On a Perpetual State of Becoming
Transnationality and Precarity against the American Dream in Dinaw Mengestu's The Beautiful Things That Heaven Bears
DOI:
https://doi.org/10.22439/asca.v57i2.7657Keywords:
transnational literature, working class, transnationality and class, precarity, intersectionality, liminalityAbstract
This paper reads Ethiopian-American writer Dinaw Mengestu’s The Beautiful Things That Heaven Bears (2007) to consider how the liminal experience of national identity that is often thematized in transnational literature pertains not only to the intersections of race and gender, but also to class conditions.
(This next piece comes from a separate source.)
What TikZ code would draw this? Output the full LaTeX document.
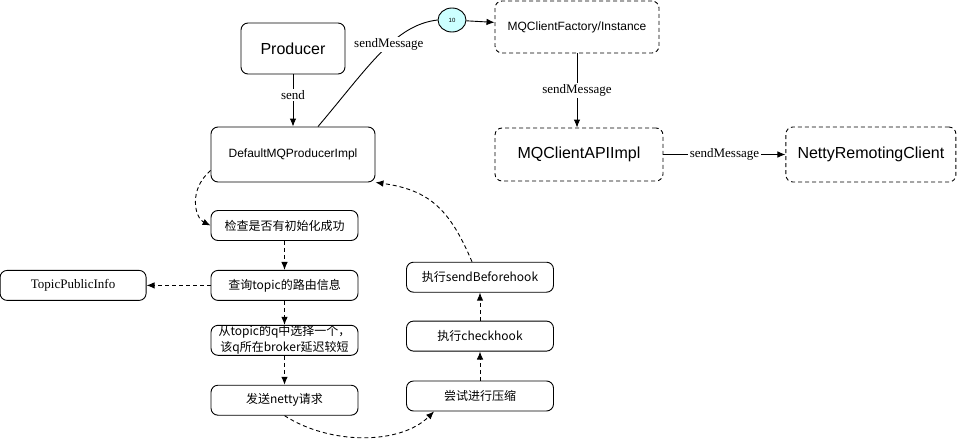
\documentclass[tikz,border=0pt]{standalone}
\usepackage{fontspec}
\setmainfont{Liberation Serif}
\setsansfont{Liberation Sans}
\newfontfamily\cjk{Noto Sans CJK SC}
\usetikzlibrary{arrows.meta,positioning,shapes.geometric}
\definecolor{badgefill}{HTML}{CCFFFF}

\begin{document}
\begin{tikzpicture}[
  x=1pt, y=-1pt,
  line width=0.9pt,
  box/.style={rectangle, draw, rounded corners=7pt, align=center, font=\sffamily\fontsize{12}{14}\selectfont},
  bigbox/.style={box, font=\sffamily\fontsize{16}{18}\selectfont},
  dbox/.style={box, dash pattern=on 4pt off 3pt},
  stepbox/.style={box, font=\cjk\fontsize{12}{16}\selectfont, minimum width=147pt, minimum height=30pt},
  arr/.style={-{Latex[length=8pt,width=6.5pt]}},
  darr/.style={arr, dash pattern=on 4pt off 3pt},
  lbl/.style={fill=white, inner sep=1.5pt, font=\fontsize{13}{15}\selectfont}
]
\useasboundingbox (0,0) rectangle (957,439);

\node[bigbox, minimum width=104pt, minimum height=51pt] (producer) at (293,48.5) {Producer};
\node[box, minimum width=164pt, minimum height=55pt] (impl) at (293,154.5) {DefaultMQProducerImpl};
\node[ellipse, draw, fill=badgefill, minimum width=28pt, minimum height=24pt, inner sep=0pt, font=\sffamily\fontsize{6}{7}\selectfont] (badge) at (452,20) {10};
\node[dbox, minimum width=164pt, minimum height=52pt] (factory) at (577,27) {MQClientFactory/Instance};
\node[bigbox, dbox, font=\sffamily\fontsize{16}{18}\selectfont, minimum width=168pt, minimum height=53pt] (api) at (579,154.5) {MQClientAPIImpl};
\node[bigbox, dbox, font=\sffamily\fontsize{16}{18}\selectfont, minimum width=170pt, minimum height=55pt, right=122pt of api] (netty) {NettyRemotingClient};

\node[stepbox] (check) at (284.5,225.5) {检查是否有初始化成功};
\node[stepbox, below=29pt of check] (route) {查询topic的路由信息};
\node[stepbox, inner ysep=0pt, below=24pt of route] (select) {从topic的q中选择一个，\\该q所在broker延迟较短};
\node[stepbox, below=29pt of select] (request) {发送netty请求};
\node[box, font=\fontsize{13}{15}\selectfont, minimum width=146pt, minimum height=30pt, left=64pt of route] (topicinfo) {TopicPublicInfo};

\node[stepbox] (compress) at (480,396) {尝试进行压缩};
\node[stepbox, above=29pt of compress] (checkhook) {执行checkhook};
\node[stepbox, above=28pt of checkhook] (before) {执行sendBeforehook};

\draw[arr] (producer) -- node[lbl, pos=0.4] {send} (impl);
\draw ([xshift=25pt]impl.north) .. controls (370,65) and (395,25) .. node[lbl, pos=0.57] {sendMessage} (badge.west);
\draw[arr] (badge) -- (factory);
\draw[arr] (factory.south) -- node[lbl] {sendMessage} (factory.south |- api.north);
\draw[arr] (api) -- node[lbl] {sendMessage} (netty);

\draw[darr] ([yshift=12pt]impl.south west) .. controls (188,190) and (195,218) .. (check.west);
\draw[darr] (check) -- (route);
\draw[darr] (route) -- (topicinfo);
\draw[darr] (route) -- (select);
\draw[darr] (select) -- (request);
\draw[darr] (request.south) .. controls (330,445) and (400,445) .. ([xshift=28pt]compress.south west);
\draw[darr] (compress) -- (checkhook);
\draw[darr] (checkhook) -- (before);
\draw[darr] ([xshift=-8pt]before.north) .. controls (450,210) and (430,190) .. (impl.south east);
\end{tikzpicture}
\end{document}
The novel’s protagonist, Sepha, struggles to reconcile idealistic notions of America with the harsh realities of working-class life in a low-income DC neighborhood. To Sepha, citizenship figures not as the stable destination the American dream professes to offer, but rather as a marginal state of isolation and uncertainty. For decades, linear notions of immigration as assimilation have been subject to critique and re-framing. In addition, recent developments in the labor market under late-stage capitalism have generated working-class narratives that are fragmented by the forces of precarity. Mengestu’s novel addresses, through Sepha, an intersection between an ephemeral transnational identity and a precarious working-class position, subverting the narrative chronology of nineteenth- and early twentieth-century migrant novels. By contrast with these, transnational and precarious narratives defer such stable endpoints to remain in transition. The result, this paper argues, is the aesthetic expression of a perpetual state of becoming, the prevalence of which ought to be further considered within the field of American studies.